On a brighter note, we did see the Dow close above 18,000, having traded as low as 17940.

These dynamics also mean increased implied volatility in financial markets - the 8% spike in the ‘VIX’ index to 18.57% is testament to that. The US markets are finally showing some much-needed life and this pick-up in volatility will probably be with markets until we understand the results of election, and how harmonious Trump’s relationship with the Fed may be. It’s no surprise to see the USD sold fairly aggressively (the USD is down 0.7% - the worst day since 6 September) as money moved out of the greenback and into CHF and JPY, on the lower chance of a Fed hike in December. However, these USD outflows also come at a time when US data overnight was pretty robust, with good ISM manufacturing (51.9) and vehicle sales data (17.9 million). This has ultimately kept US fixed income largely unchanged, despite the reasonable strong risk aversion. Silver and gold are also looking quite lively, although gold has found the 50% retracement of the September to October sell-off at $1292 hard going. 

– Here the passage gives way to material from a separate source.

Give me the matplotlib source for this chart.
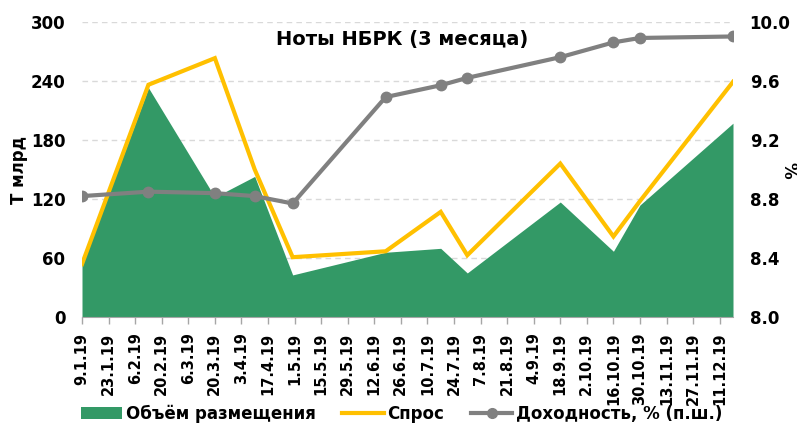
import matplotlib
matplotlib.use("Agg")
import matplotlib.pyplot as plt
from matplotlib.patches import Patch
from matplotlib.lines import Line2D
import pandas as pd
import numpy as np

dates = ["2019-01-09", "2019-02-13", "2019-03-20", "2019-04-10", "2019-04-30",
         "2019-06-18", "2019-07-17", "2019-07-31", "2019-09-18", "2019-10-16",
         "2019-10-30", "2019-12-18"]
volume = [53, 233, 122, 143, 43, 66, 70, 45, 117, 67, 114, 197]
demand = [54, 236, 263, 150, 61, 67, 107, 63, 156, 82, 118, 239]
yield_pct = [8.82, 8.85, 8.84, 8.82, 8.77, 9.49, 9.57, 9.62, 9.76, 9.86, 9.89, 9.90]

tick_start = "2019-01-09"
tick_end = "2019-12-11"
x_end = "2019-12-18"

title = "Ноты НБРК (3 месяца)"
left_label = "Т млрд"
right_label = "%"
legend_labels = ["Объём размещения", "Спрос", "Доходность, % (п.ш.)"]

GREEN = "#339966"
YELLOW = "#FFC000"
GRAY = "#808080"

plt.rcParams['font.family'] = ['DejaVu Sans']
plt.rcParams['font.weight'] = 'bold'

x = pd.to_datetime(dates)
ticks = pd.date_range(tick_start, tick_end, freq="14D")

fig = plt.figure(figsize=(7.97, 4.23), dpi=100)
ax = fig.add_axes([82/797, 1 - 317.3/423, (733-82)/797, (317.3-21.7)/423])

ax.fill_between(x, volume, 0, color=GREEN, linewidth=0, zorder=2)
ax.plot(x, demand, color=YELLOW, linewidth=3, zorder=3, solid_joinstyle='miter')

ax.set_xlim(x[0], pd.Timestamp(x_end))
ax.set_ylim(0, 300)
ax.set_yticks(np.arange(0, 301, 60))
ax.grid(axis='y', color='#D9D9D9', linestyle=(0, (4, 3)), linewidth=1)
ax.set_axisbelow(True)

ax.set_xticks(ticks)
ax.set_xticklabels([f"{d.day}.{d.month}.{d.strftime('%y')}" for d in ticks],
                   rotation=90, fontsize=10.5, fontweight='bold')
ax.tick_params(axis='x', length=5, width=1, color='#A6A6A6', pad=6)
ax.tick_params(axis='y', length=0, pad=12, labelsize=12)
for lbl in ax.get_yticklabels():
    lbl.set_fontweight('bold')

for s in ['top', 'right', 'left']:
    ax.spines[s].set_visible(False)
ax.spines['bottom'].set_color('#A6A6A6')
ax.spines['bottom'].set_zorder(5)

ax.set_ylabel(left_label, fontsize=12, fontweight='bold', labelpad=2)

ax2 = ax.twinx()
ax2.plot(x, yield_pct, color=GRAY, linewidth=3, marker='o', markersize=7.5, zorder=4)
ax2.set_ylim(8.0, 10.0)
ax2.set_yticks(np.arange(8.0, 10.01, 0.4))
ax2.set_yticklabels([f"{v:.1f}" for v in np.arange(8.0, 10.01, 0.4)])
ax2.tick_params(axis='y', length=0, pad=12, labelsize=12)
for lbl in ax2.get_yticklabels():
    lbl.set_fontweight('bold')
for s in ['top', 'right', 'left', 'bottom']:
    ax2.spines[s].set_visible(False)

fig.text(788/797, 1 - 170/423, right_label, ha='center', va='center', rotation=270,
         fontsize=12, fontweight='bold')

fig.text(402/797, 1 - 40/423, title, ha='center', va='center', fontsize=14, fontweight='bold')

handles = [Patch(facecolor=GREEN, edgecolor='none'),
           Line2D([], [], color=YELLOW, linewidth=3),
           Line2D([], [], color=GRAY, linewidth=3, marker='o', markersize=7)]
fig.legend(handles, legend_labels, loc='center left', bbox_to_anchor=(74/797, 1 - 414/423),
           ncol=3, frameon=False, prop={'weight': 'bold', 'size': 12},
           handlelength=2.5, handletextpad=0.2, columnspacing=1.6, borderaxespad=0)

fig.savefig("out.png", dpi=100)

It’s not all doom and gloom though, with commodity markets in a euphoric mood. While precious metals are being sought as a hedge against political angst (and USD weakness), we continue to see life in iron ore futures (+1.2% in overnight trade), coking coal (+3.1%), steel futures (+1.6%) and zinc (+2.7%, to a new five-year high). Iron ore futures have pushed higher for eight consecutive days and when iron ore trends, it does so like a thing of beauty. Even oil prices are flat from yesterday’s ASX 200 close. My preference in metals/bulks space is zinc. The daily chart looks outstanding and while we can point to the technical set-up, we can find inspiration from the compelling supply/demand dynamics, higher input costs from coking coal and goodwill towards China’s economics. One for the radar.

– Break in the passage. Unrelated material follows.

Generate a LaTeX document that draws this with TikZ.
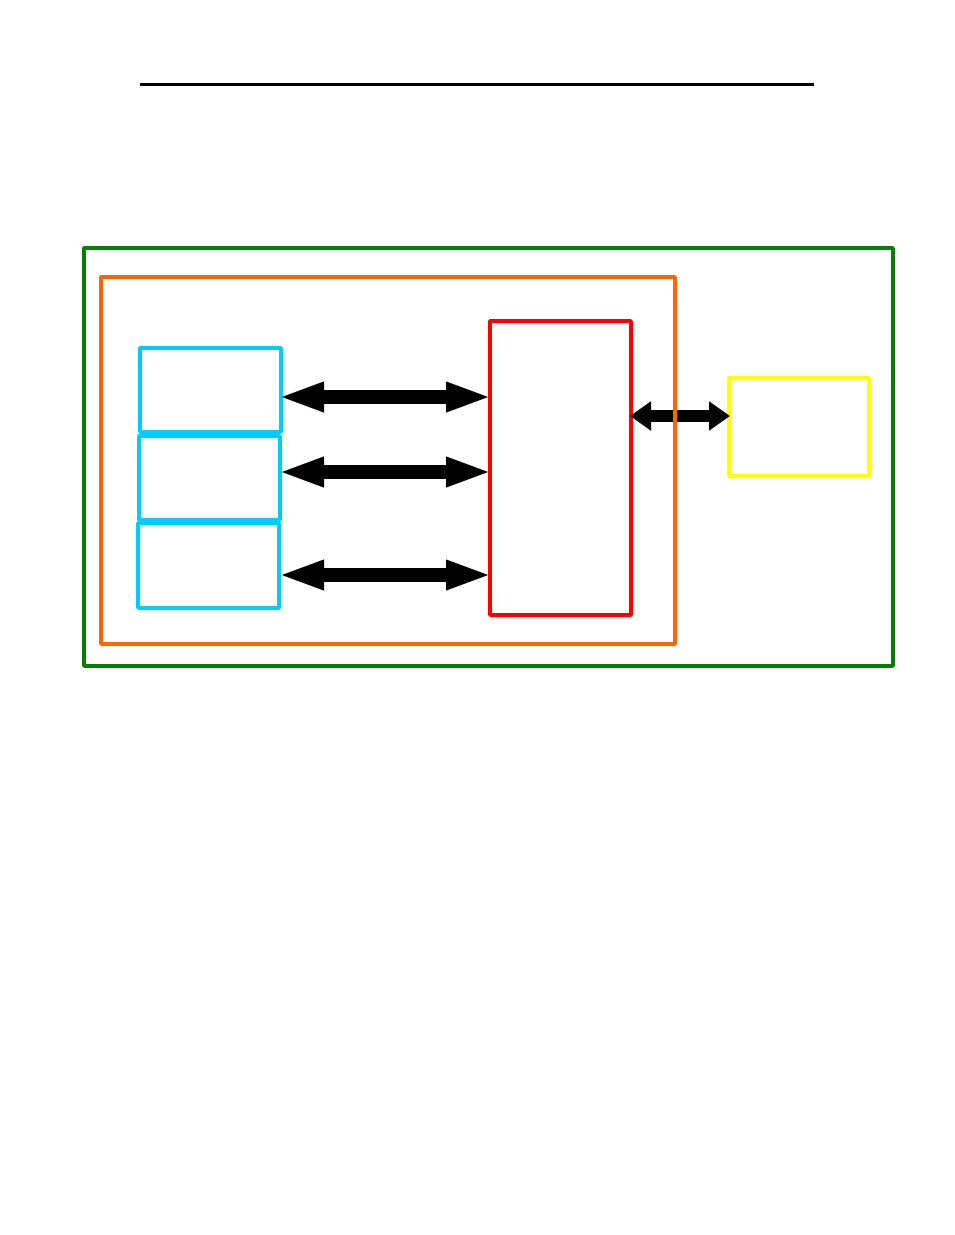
\documentclass[tikz,border=0pt]{standalone}
\usetikzlibrary{arrows.meta}
\definecolor{cgreen}{HTML}{008000}
\definecolor{corange}{HTML}{FF6600}
\definecolor{cblue}{HTML}{00CCFF}
\definecolor{cred}{HTML}{FF0000}
\definecolor{cyellow}{HTML}{FFFF00}
\tikzset{
  box/.style={draw, line width=3.6pt, line join=round, inner sep=0pt, outer sep=0pt, anchor=north west},
  bigarrow/.style={line width=14pt, {Triangle[length=46pt,width=27pt]}-{Triangle[length=46pt,width=27pt]}, shorten <=-3pt, shorten >=-2pt},
  smallarrow/.style={line width=12.5pt, {Triangle[length=21pt,width=28pt]}-{Triangle[length=21pt,width=28pt]}, shorten <=-1pt, shorten >=-1pt}
}
\begin{document}
\begin{tikzpicture}[x=1pt,y=-1pt]
\useasboundingbox (0,0) rectangle (954,1235);
\coordinate (tl) at (140,84);
\coordinate (tr) at (814,84);
\draw[line width=3pt] (tl) -- (tr);
\node[box, cgreen, minimum width=809pt, minimum height=418pt] (green) at (84,248) {};
\node[box, cblue, minimum width=141pt, minimum height=84pt] (b1) at (140,348) {};
\node[box, cblue, minimum width=141pt, minimum height=84pt] (b2) at (139,436) {};
\node[box, cblue, minimum width=141pt, minimum height=85pt] (b3) at (138,523) {};
\node[box, cred, minimum width=141pt, minimum height=294pt] (red) at (490,321) {};
\node[box, cyellow, minimum width=140pt, minimum height=98pt] (yellow) at (729,378) {};
\coordinate (a1) at (281,397);
\coordinate (a2) at (281,472);
\coordinate (a3) at (281,575);
\draw[bigarrow] (a1) -- (red.west |- a1);
\draw[bigarrow] (a2) -- (red.west |- a2);
\draw[bigarrow] (a3) -- (red.west |- a3);
\coordinate (r1) at (631,416);
\draw[smallarrow] (r1) -- (yellow.west |- r1);
\node[box, corange, minimum width=574pt, minimum height=367pt] (orange) at (101,277) {};
\end{tikzpicture}
\end{document}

Turning to the Asian equity open and it promises to be a tough day for the Japanese market, with our call for the Nikkei at 17250 (-232 points or 1.1%), not helped by USD/JPY pulling to ¥104. The ASX 200 is likely to open at 5258 (-32 point or 0.6%), with materials likely to outperform and banks to subtract the bulk of the index points. Volumes should ramp up today, as they did in the US, where S&P 500 volume was 23% above the 30-day average. Goldman Sachs recent call to put NCM on its conviction buy list seems a quite inspired move as gold stocks are coming into a bit of a purple patch. This is where I would be hiding if I were trading equities until we find some answers to the questions. Many of these will only be partially answered on the afternoon of 9 November.

We are not quite at the point where we need to think about canned food and underground wood bunkers, but we are once again being schooled in understanding the dynamics politics plays on markets, which is despite all the thoughts about central bank policy changes, improving inflation trends and ever-changing economics, politics dominates markets above all else.